Stored data
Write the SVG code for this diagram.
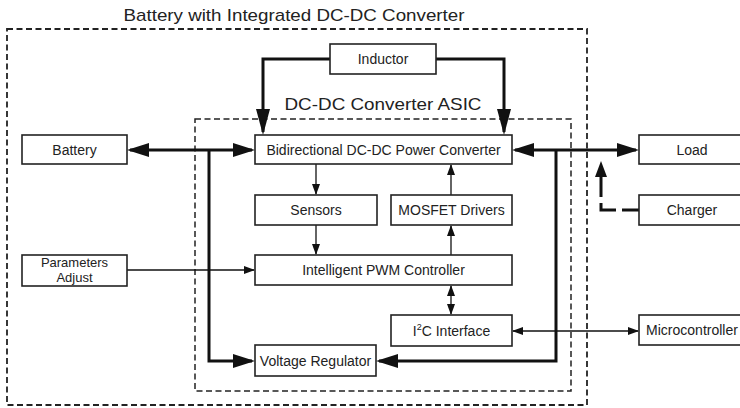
<svg xmlns="http://www.w3.org/2000/svg" width="740" height="408" viewBox="0 0 740 408">
<style>
  .box{fill:#fff;stroke:#222;stroke-width:1.6}
  .t{font-family:"Liberation Sans",Arial,sans-serif;font-size:14px;fill:#222;text-anchor:middle}
  .title{font-family:"Liberation Sans",Arial,sans-serif;font-size:17px;fill:#222;text-anchor:middle}
  .frame{fill:none;stroke:#222;stroke-width:1.8;stroke-dasharray:6,3.5}
  .thick{fill:none;stroke:#111;stroke-width:3}
  .thin{fill:none;stroke:#111;stroke-width:1.3}
  .dash{fill:none;stroke:#111;stroke-width:3;stroke-dasharray:22,6}
</style>
<defs>
  <marker id="big" markerUnits="userSpaceOnUse" markerWidth="22" markerHeight="14" refX="19" refY="7" orient="auto-start-reverse">
    <path d="M0,0 L22,7 L0,14 z" fill="#111"/>
  </marker>
  <marker id="ind" markerUnits="userSpaceOnUse" markerWidth="26" markerHeight="14" refX="23" refY="7" orient="auto-start-reverse">
    <path d="M0,0 L26,7 L0,14 z" fill="#111"/>
  </marker>
  <marker id="mid" markerUnits="userSpaceOnUse" markerWidth="16" markerHeight="12" refX="14" refY="6" orient="auto">
    <path d="M16,0 L0,6 L16,12 z" fill="#111"/>
  </marker>
  <marker id="sm" markerUnits="userSpaceOnUse" markerWidth="11" markerHeight="8" refX="10" refY="4" orient="auto-start-reverse">
    <path d="M0,0 L11,4 L0,8 z" fill="#111"/>
  </marker>
</defs>

<g id="frames">
  <rect class="frame" x="7" y="29" width="580" height="376"/>
  <text class="title" x="294" y="21" textLength="341" lengthAdjust="spacingAndGlyphs">Battery with Integrated DC-DC Converter</text>
  <rect class="frame" x="195" y="119" width="376" height="272" style="stroke-width:1.5"/>
  <text class="title" x="383" y="110" textLength="197" lengthAdjust="spacingAndGlyphs">DC-DC Converter ASIC</text>
</g>

<g id="connectors">
  <path class="thick" d="M330,59 H263 V132" marker-end="url(#ind)"/>
  <path class="thick" d="M436,59 H504 V132" marker-end="url(#ind)"/>
  <path class="thick" d="M130,150 H252" marker-start="url(#big)" marker-end="url(#big)"/>
  <path class="thick" d="M209,150 V361 H252" marker-end="url(#big)"/>
  <path class="thick" d="M515,150 H636" marker-start="url(#big)" marker-end="url(#big)"/>
  <path class="thick" d="M556,150 V361 H379" marker-end="url(#big)"/>
  <path class="dash" d="M601,175 V210 H639" marker-start="url(#mid)"/>
  <path class="thin" d="M316,164 V194" marker-end="url(#sm)"/>
  <path class="thin" d="M316,225 V254" marker-end="url(#sm)"/>
  <path class="thin" d="M451,195 V165" marker-end="url(#sm)"/>
  <path class="thin" d="M451,255 V226" marker-end="url(#sm)"/>
  <path class="thin" d="M451,286 V314" marker-start="url(#sm)" marker-end="url(#sm)"/>
  <path class="thin" d="M127,270 H254" marker-end="url(#sm)"/>
  <path class="thin" d="M513,331 H638" marker-start="url(#sm)" marker-end="url(#sm)"/>
</g>

<g id="inductor"><rect class="box" x="330" y="44" width="106" height="30"/><text class="t" x="383" y="64">Inductor</text></g>
<g id="battery"><rect class="box" x="22" y="135" width="105" height="29"/><text class="t" x="74.5" y="155">Battery</text></g>
<g id="bidir"><rect class="box" x="255" y="135" width="257" height="29"/><text class="t" x="383.5" y="155">Bidirectional DC-DC Power Converter</text></g>
<g id="load"><rect class="box" x="639" y="135" width="107" height="29"/><text class="t" x="692" y="155">Load</text></g>
<g id="charger"><rect class="box" x="639" y="195" width="107" height="30"/><text class="t" x="692" y="215">Charger</text></g>
<g id="sensors"><rect class="box" x="255" y="195" width="122" height="30"/><text class="t" x="316" y="215">Sensors</text></g>
<g id="mosfet"><rect class="box" x="391" y="195" width="121" height="30"/><text class="t" x="451.5" y="215">MOSFET Drivers</text></g>
<g id="params"><rect class="box" x="22" y="255" width="105" height="31"/><text class="t" x="74.5" y="267" style="font-size:13px">Parameters</text><text class="t" x="74.5" y="282" style="font-size:13px">Adjust</text></g>
<g id="pwm"><rect class="box" x="255" y="255" width="257" height="30"/><text class="t" x="383.5" y="275">Intelligent PWM Controller</text></g>
<g id="i2c"><rect class="box" x="391" y="315" width="121" height="31"/><text class="t" x="451.5" y="336">I<tspan font-size="9" dy="-6">2</tspan><tspan dy="6">C Interface</tspan></text></g>
<g id="micro"><rect class="box" x="639" y="315" width="107" height="30"/><text class="t" x="692" y="335">Microcontroller</text></g>
<g id="vreg"><rect class="box" x="255" y="345" width="121" height="31"/><text class="t" x="315.5" y="366">Voltage Regulator</text></g>
</svg>
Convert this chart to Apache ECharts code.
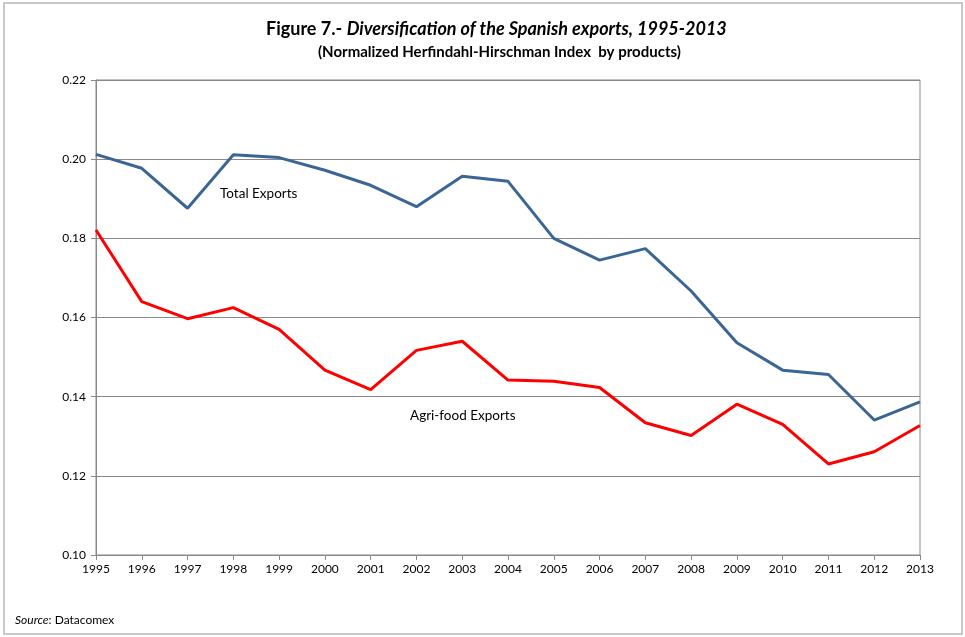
<!DOCTYPE html>
<html><head><meta charset="utf-8">
<script src="https://cdn.jsdelivr.net/npm/echarts@6/dist/echarts.min.js"></script>
<style>html,body{margin:0;padding:0;background:#fff}#c{width:965px;height:637px}</style>
</head><body><div id="c"></div>
<script>
var years = ['1995','1996','1997','1998','1999','2000','2001','2002','2003','2004','2005','2006','2007','2008','2009','2010','2011','2012','2013'];
var totalExports = [0.2012,0.1977,0.1876,0.2011,0.2004,0.1972,0.1934,0.1880,0.1957,0.1944,0.1800,0.1745,0.1774,0.1667,0.1536,0.1467,0.1456,0.1341,0.1387];
var agriExports = [0.1821,0.1640,0.1597,0.1625,0.1570,0.1467,0.1418,0.1517,0.1540,0.1442,0.1439,0.1423,0.1334,0.1302,0.1381,0.1330,0.1230,0.1261,0.1327];
var yTicks = {min:0.10, max:0.22, interval:0.02};

var FONT = 'Lato, "Open Sans", sans-serif';
var chart = echarts.init(document.getElementById('c'), null, {renderer:'canvas'});
chart.setOption({
  animation:false,
  backgroundColor:'#fff',
  title:[{
    text:'{a|Figure 7.- }{b|Diversification of the Spanish exports, 1995-2013}',
    left:261, top:15,
    textStyle:{rich:{
      a:{fontFamily:FONT,fontWeight:'bold',fontSize:18,color:'#000'},
      b:{fontFamily:FONT,fontWeight:'bold',fontStyle:'italic',fontSize:18,color:'#000'}
    }}
  },{
    text:'(Normalized Herfindahl-Hirschman Index  by products)',
    left:313, top:40,
    textStyle:{fontFamily:FONT,fontWeight:'bold',fontSize:15,color:'#000'}
  }],
  grid:{left:96,right:45,top:80,bottom:82,show:true,borderColor:'#898989',borderWidth:1},
  xAxis:{
    type:'category', data:years, boundaryGap:false,
    axisLine:{lineStyle:{color:'#898989',width:1}},
    axisTick:{show:true,alignWithLabel:true,length:5,lineStyle:{color:'#898989'}},
    axisLabel:{color:'#000',fontFamily:FONT,fontSize:12,margin:8,interval:0},
    splitLine:{show:false}
  },
  yAxis:{
    type:'value', min:yTicks.min, max:yTicks.max, interval:yTicks.interval,
    axisLine:{show:true,lineStyle:{color:'#898989',width:1}},
    axisTick:{show:true,length:5,lineStyle:{color:'#898989'}},
    axisLabel:{color:'#000',fontFamily:FONT,fontSize:12,margin:10,formatter:function(v){return v.toFixed(2);}},
    splitLine:{show:true,lineStyle:{color:'#898989',width:1}}
  },
  series:[{
    name:'Total Exports', type:'line', data:totalExports, symbol:'none',
    lineStyle:{color:'#3A6595',width:3}, itemStyle:{color:'#3A6595'}
  },{
    name:'Agri-food Exports', type:'line', data:agriExports, symbol:'none',
    lineStyle:{color:'#FF0000',width:3}, itemStyle:{color:'#FF0000'}
  }],
  graphic:[
    {type:'rect', shape:{x:4,y:3,width:958,height:631}, style:{fill:'none',stroke:'#c8c8c8',lineWidth:2}, silent:true},
    {type:'text', left:220, top:187, style:{text:'Total Exports', font:'13.5px '+FONT, fill:'#000'}},
    {type:'text', left:410, top:409, style:{text:'Agri-food Exports', font:'13.5px '+FONT, fill:'#000'}},
    {type:'text', left:15, top:614, style:{text:'{i|Source}: Datacomex', font:'12px '+FONT, fill:'#000', rich:{i:{fontStyle:'italic',fontFamily:FONT,fontSize:12}}}}
  ]
});
</script></body></html>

§ **What you will do**
Copy each line of the entries that includes the word "this".

§ **Task answer**
Write the SVG code for this diagram.
Convert this chart to Apache ECharts code.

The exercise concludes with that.